Moreover, the court does not find the points advanced in the reply of the Regents Parties, including for the first time in regard to the TCC proceedings, persuasive.

For all reasons discussed above, the court finds that the Regents Parties “affirmatively accepted” and “expressed their agreement” that the trial of the Smith Action would commence on June 8, 2026, “when counsel for both sides ‘indicated’ on the record” that the dates of June 8 through July 2, 2026, worked for all parties. (Nunn, supra, 64 Cal.App.5th at pp. 356-357.) “Taken together, these expressions of mutual assent constitute an agreement” to extend any deadline, including the deadline asserted in the motion, to bring the Smith Action to trial until June 8, 2026. (Id. at p. 357.) Therefore, and for these reasons, the court finds that the “interchange” that occurred at the TCC and described above “constitutes an oral agreement within the meaning of section 583.330.” (Id. at p. 356; cf.
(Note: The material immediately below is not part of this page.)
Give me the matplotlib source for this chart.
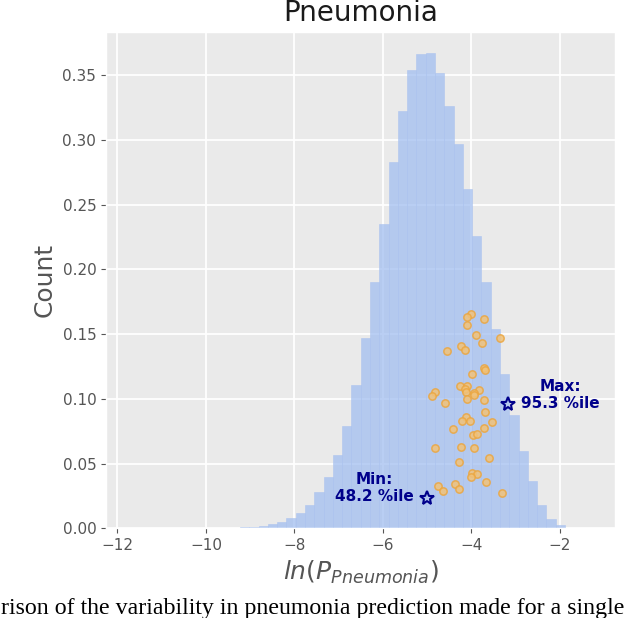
import numpy as np
import matplotlib
matplotlib.use('Agg')
import matplotlib.pyplot as plt

# ------------------------------------------------------------------------
# histogram of ln(P) over the population (density, 50 bins)
bin_start = -11.75
bin_width = 0.21
hist_heights = [0.00005, 0.0, 0.0, 0.0, 0.0, 0.00005, 0.00005, 0.0001, 0.0001, 0.0002,
                0.0003, 0.0004, 0.0007, 0.0010, 0.0018, 0.0031, 0.0049, 0.0077, 0.0118, 0.0183,
                0.0278, 0.0396, 0.0566, 0.0791, 0.1110, 0.1470, 0.1900, 0.2350, 0.2830, 0.3225,
                0.3540, 0.3660, 0.3670, 0.3520, 0.3260, 0.2965, 0.2620, 0.2257, 0.1906, 0.1540,
                0.1190, 0.0873, 0.0598, 0.0366, 0.0178, 0.0072, 0.0023, 0.0005, 0.0002, 0.0001]

# predictions for the single image (x = ln(P), y = jitter)
pt_x = [-4.010, -4.085, -3.723, -4.085, -3.891, -3.339, -3.755, -4.243, -4.146, -4.559,
        -3.717, -3.679, -3.981, -4.259, -4.107, -4.146, -4.123, -4.817, -3.823, -3.936,
        -3.936, -4.898, -3.701, -4.107, -4.598, -3.687, -4.130, -4.214, -4.033, -3.536,
        -4.410, -3.710, -3.958, -3.868, -4.824, -4.236, -3.936, -3.588, -4.288, -3.988,
        -3.859, -3.995, -3.656, -4.763, -4.372, -4.288, -4.643, -3.294]
pt_y = [0.1654, 0.1633, 0.1613, 0.1571, 0.1494, 0.1466, 0.1432, 0.1409, 0.1378, 0.1370,
        0.1242, 0.1226, 0.1192, 0.1103, 0.1100, 0.1074, 0.1053, 0.1049, 0.1066, 0.1046,
        0.1033, 0.1020, 0.0991, 0.0997, 0.0968, 0.0899, 0.0863, 0.0832, 0.0832, 0.0819,
        0.0767, 0.0778, 0.0721, 0.0732, 0.0618, 0.0628, 0.0624, 0.0543, 0.0512, 0.0427,
        0.0423, 0.0396, 0.0358, 0.0327, 0.0342, 0.0307, 0.0286, 0.0273]

# min / max markers
star_x = {'Min': -5.011, 'Max': -3.168}
star_y = {'Min': 0.0237, 'Max': 0.0958}
star_pct = {'Min': 48.2, 'Max': 95.3}

x_ticks = [-12, -10, -8, -6, -4, -2]
y_ticks = [0.00, 0.05, 0.10, 0.15, 0.20, 0.25, 0.30, 0.35]

caption = 'rison of the variability in pneumonia prediction made for a single'

# ------------------------------------------------------------------------
plt.style.use('ggplot')
plt.rcParams['mathtext.fontset'] = 'dejavusans'

fig = plt.figure(figsize=(6.4, 6.18), dpi=100)
ax = fig.add_axes([0.1656, 0.1451, 0.7953, 0.8025])
ax.set_facecolor('#eaeaea')

n_bins = len(hist_heights)
edges = bin_start + bin_width * np.arange(n_bins + 1)
centers = 0.5 * (edges[:-1] + edges[1:])
ax.hist(centers, bins=edges, weights=hist_heights, color='#a3bff0', alpha=0.75,
        edgecolor='#abc3ee', linewidth=0.5, zorder=2)

ax.scatter(pt_x, pt_y, s=28, facecolors='#f1c27a', edgecolors='#eba640',
           alpha=0.85, linewidths=1.1, zorder=3)

for k in ['Min', 'Max']:
    ax.plot(star_x[k], star_y[k], marker='*', ms=10, mfc='none', mec='#00008b',
            mew=1.5, zorder=4)
    dx = 37.5 if k == 'Max' else -37.5
    ax.annotate('%s:\n%.1f %%ile' % (k, star_pct[k]), (star_x[k], star_y[k]),
                xytext=(dx, 6.8), textcoords='offset points', ha='center', va='center',
                multialignment='center', fontsize=11, fontweight='bold', color='#00008b',
                zorder=5)

ax.set_xlim(-12.26, -0.75)
ax.set_ylim(0, 0.383)
ax.set_xticks(x_ticks)
ax.set_yticks(y_ticks)
ax.set_yticklabels(['%.2f' % v for v in y_ticks])
ax.tick_params(labelsize=11)
ax.grid(True, color='white', linewidth=1.3)

ax.set_title('Pneumonia', fontsize=20, color='#1a1a1a', pad=8)
ax.set_ylabel('Count', fontsize=18, color='#555555')
ax.set_xlabel(r'$ln(P_{Pneumonia})$', fontsize=18, color='#555555', labelpad=4)

fig.text(0.002, 0.0065, caption, family='Liberation Serif', fontsize=17.2,
         color='black', ha='left', va='baseline')

fig.savefig('out.png', dpi=100)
Randolph v. Trustees of California State University (2025) 117 Cal.App.5th 1228 [noting the lack of any discussion regarding the trial date in a transcript of a conference when “when the trial date was set beyond the mandatory statutory deadline”; that the “minute order from the case management conference ... merely show[ed] that counsel for the parties were present at the case management conference and the trial court set the settlement conference, trial readiness conference, and jury trial dates[]”; and that “[n]othing in the minute order indicates that there was an agreement to the trial date beyond the statutory deadline....”].)
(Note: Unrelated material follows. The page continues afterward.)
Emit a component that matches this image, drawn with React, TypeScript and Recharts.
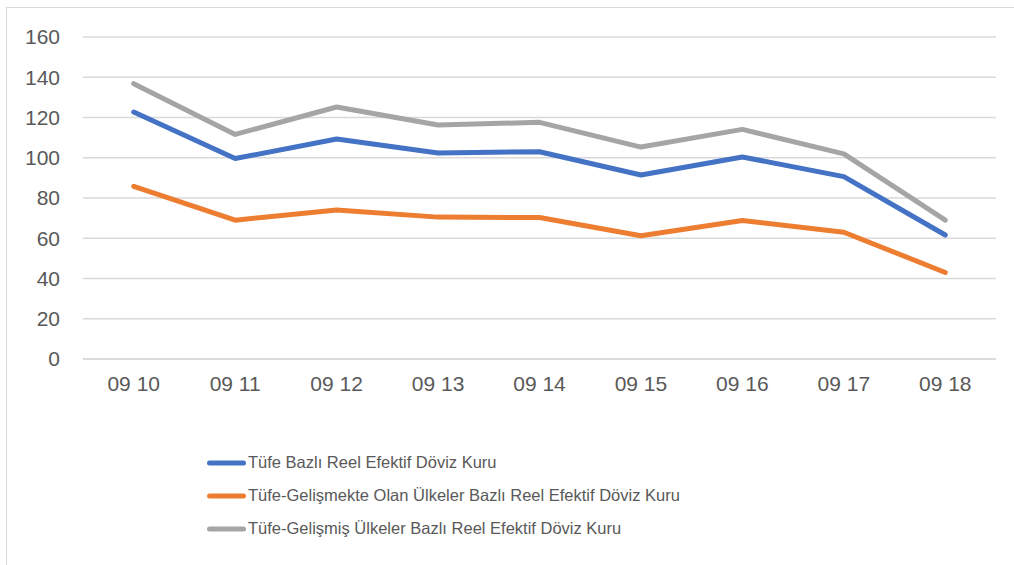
import React from 'react';
import { LineChart, Line, XAxis, YAxis, CartesianGrid, Legend } from 'recharts';

const categories = ['09 10', '09 11', '09 12', '09 13', '09 14', '09 15', '09 16', '09 17', '09 18'];
const tufeBazli = [122.7, 99.6, 109.3, 102.4, 103.0, 91.4, 100.4, 90.6, 61.6];
const gelismekteOlan = [85.8, 69.0, 74.0, 70.5, 70.3, 61.2, 68.8, 63.0, 43.0];
const gelismis = [136.8, 111.6, 125.2, 116.3, 117.6, 105.3, 114.1, 101.9, 69.0];
const yTicks = [0, 20, 40, 60, 80, 100, 120, 140, 160];
const seriesNames = [
  'Tüfe Bazlı Reel Efektif Döviz Kuru',
  'Tüfe-Gelişmekte Olan Ülkeler Bazlı Reel Efektif Döviz Kuru',
  'Tüfe-Gelişmiş Ülkeler Bazlı Reel Efektif Döviz Kuru',
];
const colors = ['#4472C4', '#ED7D31', '#A5A5A5'];

const data = categories.map((name, i) => ({
  name,
  tufe: tufeBazli[i],
  gelismekte: gelismekteOlan[i],
  gelismis: gelismis[i],
}));

const FONT = '"Liberation Sans", Arial, sans-serif';

const renderLegend = (props: any) => {
  const { payload } = props;
  return (
    <div style={{ fontFamily: FONT, fontSize: 16.5, color: '#595959' }}>
      {(payload || []).map((entry: any, i: number) => (
        <div key={i} style={{ display: 'flex', alignItems: 'center', height: 33, whiteSpace: 'nowrap' }}>
          <svg width={43} height={10} style={{ display: 'block' }}>
            <line x1={4.5} y1={5} x2={38.5} y2={5} stroke={entry.color} strokeWidth={5} strokeLinecap="round" />
          </svg>
          <span>{entry.value}</span>
        </div>
      ))}
    </div>
  );
};

export default function App() {
  return (
    <div
      style={{
        position: 'absolute',
        left: 6,
        top: 7,
        width: 1008,
        height: 558,
        borderTop: '1px solid #d9d9d9',
        borderLeft: '1px solid #d9d9d9',
        background: '#fff',
      }}
    >
      <LineChart
        width={1007}
        height={557}
        data={data}
        margin={{ top: 29, right: 18, left: 16, bottom: 77 }}
      >
        <CartesianGrid vertical={false} stroke="#d9d9d9" strokeWidth={1.5} />
        <XAxis
          dataKey="name"
          scale="band"
          axisLine={{ stroke: '#d9d9d9', strokeWidth: 1.5 }}
          tickLine={false}
          tickMargin={11}
          tick={{ fill: '#595959', fontSize: 21, fontFamily: FONT }}
        />
        <YAxis
          width={60}
          domain={[0, 160]}
          ticks={yTicks}
          axisLine={false}
          tickLine={false}
          tickMargin={17}
          tick={{ fill: '#595959', fontSize: 21, fontFamily: FONT }}
        />
        <Legend
          verticalAlign="bottom"
          content={renderLegend}
          wrapperStyle={{ left: 198, top: 438, width: 700 }}
        />
        <Line type="linear" dataKey="tufe" name={seriesNames[0]} stroke={colors[0]} strokeWidth={5} dot={false} strokeLinejoin="round" strokeLinecap="round" isAnimationActive={false} />
        <Line type="linear" dataKey="gelismekte" name={seriesNames[1]} stroke={colors[1]} strokeWidth={5} dot={false} strokeLinejoin="round" strokeLinecap="round" isAnimationActive={false} />
        <Line type="linear" dataKey="gelismis" name={seriesNames[2]} stroke={colors[2]} strokeWidth={5} dot={false} strokeLinejoin="round" strokeLinecap="round" isAnimationActive={false} />
      </LineChart>
    </div>
  );
}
For all reasons discussed above, the present record reflects that the Smith Action is not subject to mandatory dismissal under Code of Civil Procedure section 583.360. Furthermore, the record reflects an oral agreement by the parties to extend the trial of that action to June 8, 2026, that was made in open court and entered in the minutes of the court as shown in the TCC Order and the transcript of the TCC proceedings. Therefore, and for all reasons discussed above, the court will deny the motion.